A brief list of the rangoli materials used in the modern day is as follows:
• Rangoli colors: These are readily available in the market.
• Marble dust: This gives a good result, but becomes very heavy to carry in bulk.
• Sawdust: Sawdust is easier to handle and spread. It even floats on water.
• Rice: This is used as it is or ground for fine texture. Grains of rice can be used by themselves or they can be colored using food colors.
• Coloured Suzi/rawa: These grains are harder than sawdust and easy to spread, but they do not mix too well with colors.
• Petals: Rose petals, marigold petals, small purple flowers, finely cut grass, leaves like methi leaves etc can be used to fill up large designs. Strings of marigold, strings of kanakambara(orange colored slim delicate flowers available in South India), jasmine etc also are used to outline the rangolis.
• Pulses: Different shaped and colored pulses are used to fill up large rangoli designs. They lend a texture to the patterns.
• Fabric or poster color mixed with chalk powder: Small quantity of color is mixed with chalk powder and applied with a brush on the floor.

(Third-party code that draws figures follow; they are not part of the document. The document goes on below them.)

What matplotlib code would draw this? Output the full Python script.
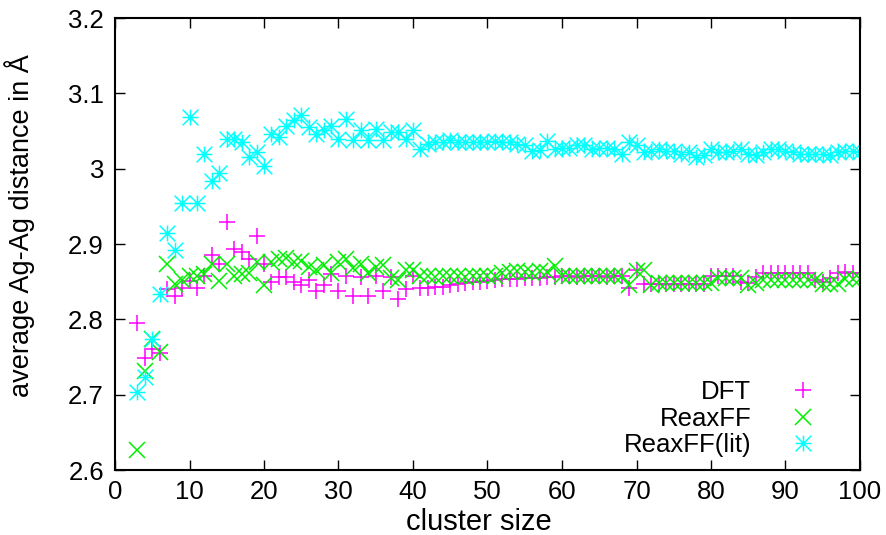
import matplotlib
matplotlib.use("Agg")
import matplotlib.pyplot as plt
from matplotlib.path import Path
import numpy as np

plt.rcParams['font.family'] = ['Liberation Sans', 'DejaVu Sans']

cluster_size = list(range(3, 101))

dft = [2.795, 2.749, 2.760, 2.755, 2.840, 2.831, 2.842, 2.851, 2.842, 2.858,
       2.885, 2.874, 2.929, 2.893, 2.889, 2.880, 2.911, 2.874, 2.849, 2.856,
       2.856, 2.849, 2.846, 2.852, 2.838, 2.845, 2.860, 2.838, 2.858, 2.831,
       2.856, 2.831, 2.858, 2.838, 2.856, 2.827, 2.840, 2.858, 2.842, 2.842,
       2.843, 2.843, 2.845, 2.847, 2.848, 2.849, 2.850, 2.851, 2.852, 2.853,
       2.854, 2.854, 2.855, 2.855, 2.855, 2.856, 2.856, 2.857, 2.857, 2.856,
       2.857, 2.858, 2.857, 2.856, 2.857, 2.858, 2.842, 2.866, 2.847, 2.847,
       2.847, 2.847, 2.847, 2.847, 2.847, 2.847, 2.847, 2.858, 2.858, 2.858,
       2.858, 2.850, 2.848, 2.856, 2.862, 2.862, 2.862, 2.862, 2.862, 2.862,
       2.862, 2.852, 2.850, 2.855, 2.862, 2.863, 2.862, 2.862]

reaxff = [2.627, 2.732, 2.774, 2.756, 2.874, 2.847, 2.852, 2.857, 2.858, 2.860,
          2.874, 2.851, 2.874, 2.858, 2.860, 2.862, 2.876, 2.845, 2.876, 2.880,
          2.882, 2.876, 2.878, 2.870, 2.866, 2.872, 2.862, 2.876, 2.880, 2.868,
          2.873, 2.862, 2.869, 2.872, 2.855, 2.852, 2.866, 2.865, 2.857, 2.857,
          2.856, 2.857, 2.858, 2.857, 2.856, 2.857, 2.858, 2.857, 2.858, 2.862,
          2.863, 2.864, 2.863, 2.862, 2.864, 2.863, 2.871, 2.858, 2.858, 2.858,
          2.858, 2.858, 2.858, 2.858, 2.858, 2.858, 2.845, 2.864, 2.866, 2.846,
          2.848, 2.848, 2.848, 2.848, 2.848, 2.848, 2.848, 2.848, 2.855, 2.855,
          2.855, 2.855, 2.846, 2.848, 2.852, 2.852, 2.852, 2.852, 2.852, 2.852,
          2.852, 2.852, 2.847, 2.847, 2.847, 2.853, 2.853, 2.853]

reaxff_lit = [2.704, 2.724, 2.774, 2.834, 2.914, 2.892, 2.955, 3.069, 2.955, 3.020,
              2.983, 2.994, 3.040, 3.040, 3.035, 3.015, 3.022, 3.004, 3.046, 3.042,
              3.057, 3.064, 3.071, 3.055, 3.046, 3.051, 3.057, 3.040, 3.066, 3.038,
              3.051, 3.038, 3.053, 3.038, 3.049, 3.049, 3.040, 3.051, 3.026, 3.033,
              3.035, 3.035, 3.038, 3.035, 3.035, 3.035, 3.035, 3.035, 3.037, 3.035,
              3.035, 3.033, 3.031, 3.024, 3.025, 3.037, 3.026, 3.028, 3.028, 3.031,
              3.031, 3.026, 3.028, 3.028, 3.026, 3.020, 3.035, 3.031, 3.022, 3.024,
              3.026, 3.024, 3.024, 3.020, 3.022, 3.016, 3.018, 3.026, 3.022, 3.022,
              3.024, 3.026, 3.020, 3.018, 3.022, 3.026, 3.026, 3.024, 3.022, 3.020,
              3.020, 3.020, 3.020, 3.018, 3.022, 3.024, 3.024, 3.022]

x_ticks = [0, 10, 20, 30, 40, 50, 60, 70, 80, 90, 100]
y_ticks = [2.6, 2.7, 2.8, 2.9, 3.0, 3.1, 3.2]
y_tick_labels = ["2.6", "2.7", "2.8", "2.9", "3", "3.1", "3.2"]

c_dft = '#ff00ff'
c_reax = '#00ee00'
c_lit = '#00ffff'

# gnuplot-style asterisk: plus and cross overlaid
star_path = Path(
    [(-1, 0), (1, 0), (0, -1), (0, 1), (-1, -1), (1, 1), (-1, 1), (1, -1)],
    [Path.MOVETO, Path.LINETO] * 4)

fig = plt.figure(figsize=(8.87, 5.35), dpi=100)
ax = fig.add_axes([115/887, 1-470/535, 745/887, 452/535])

ms = 11.3
ax.plot(cluster_size, dft, linestyle='none', marker='+', ms=ms, mew=1.1,
        color=c_dft, label='DFT')
ax.plot(cluster_size, reaxff, linestyle='none', marker='x', ms=ms, mew=1.1,
        color=c_reax, label='ReaxFF')
ax.plot(cluster_size, reaxff_lit, linestyle='none', marker=star_path, ms=ms, mew=1.1,
        color=c_lit, markerfacecolor='none', label='ReaxFF(lit)')

ax.set_xlim(0, 100)
ax.set_ylim(2.6, 3.2)
ax.set_xticks(x_ticks)
ax.set_yticks(y_ticks)
ax.set_yticklabels(y_tick_labels)
ax.tick_params(direction='in', length=7, width=1, labelsize=18.5,
               top=True, right=True)
ax.tick_params(axis='y', pad=8)
ax.tick_params(axis='x', pad=7)
for s in ax.spines.values():
    s.set_linewidth(1.5)

ax.set_xlabel('cluster size', fontsize=21)
ax.set_ylabel('average Ag-Ag distance in Å', fontsize=19.5)
ax.xaxis.set_label_coords(0.488, -(508 - 470) / 452)
ax.yaxis.set_label_coords(-(115 - 35) / 745, 0.54)

leg = ax.legend(loc='lower right', bbox_to_anchor=(0.975, 0.0),
                frameon=False, markerfirst=False, numpoints=1,
                handlelength=2.0, handletextpad=1.0, labelspacing=0.1,
                borderpad=0, fontsize=18.5)

fig.savefig('out.png', dpi=100)
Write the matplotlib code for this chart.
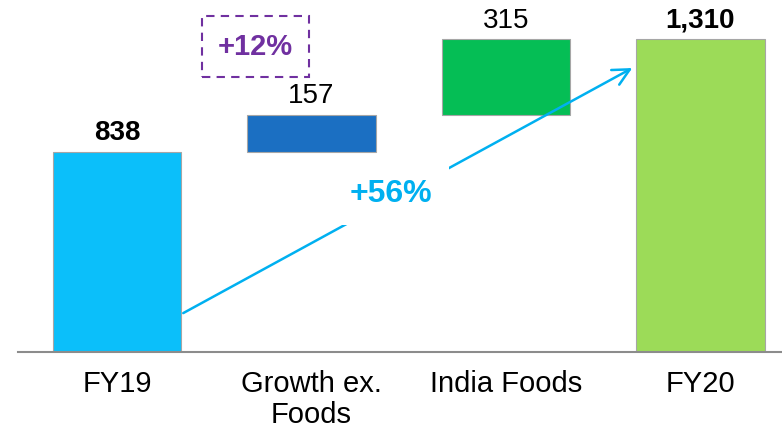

This looks like a painting on the floor ….not a traditional form of rangoli, but it has an advantage over the traditional format as it is very easy to create and lasts relatively long.
• Coloured stones: These are used only for big and abstract rangolis as finesse is not possible with such materials. Also, they are neatly arranged in the patterns rather than spread by hand.
Materials used during special occasions in rangolis:
Rangoli also has a religious significance, enhancing the beauty of the surroundings and spreading joy and happiness all around. In Indian cultures, all guests and visitors occupy a very special place, and a rangoli is an expression of this warm hospitality. In particular, the Diwali festival is widely celebrated with rangoli, since at this time people visit each other’s homes to exchange greetings and sweets. Festivals like the Onam and Diwali are Indian religious events where the Rangoli designs are used profusely.
In the south Indian state of Kerala, flowers like marigolds and chrysanthemums and leaves are used to create Rangoli-the floor art is also known as pookolam. This is specially done on Onam Day (the most important festival in Kerala) or during the whole Onam Week when designs are changed every day.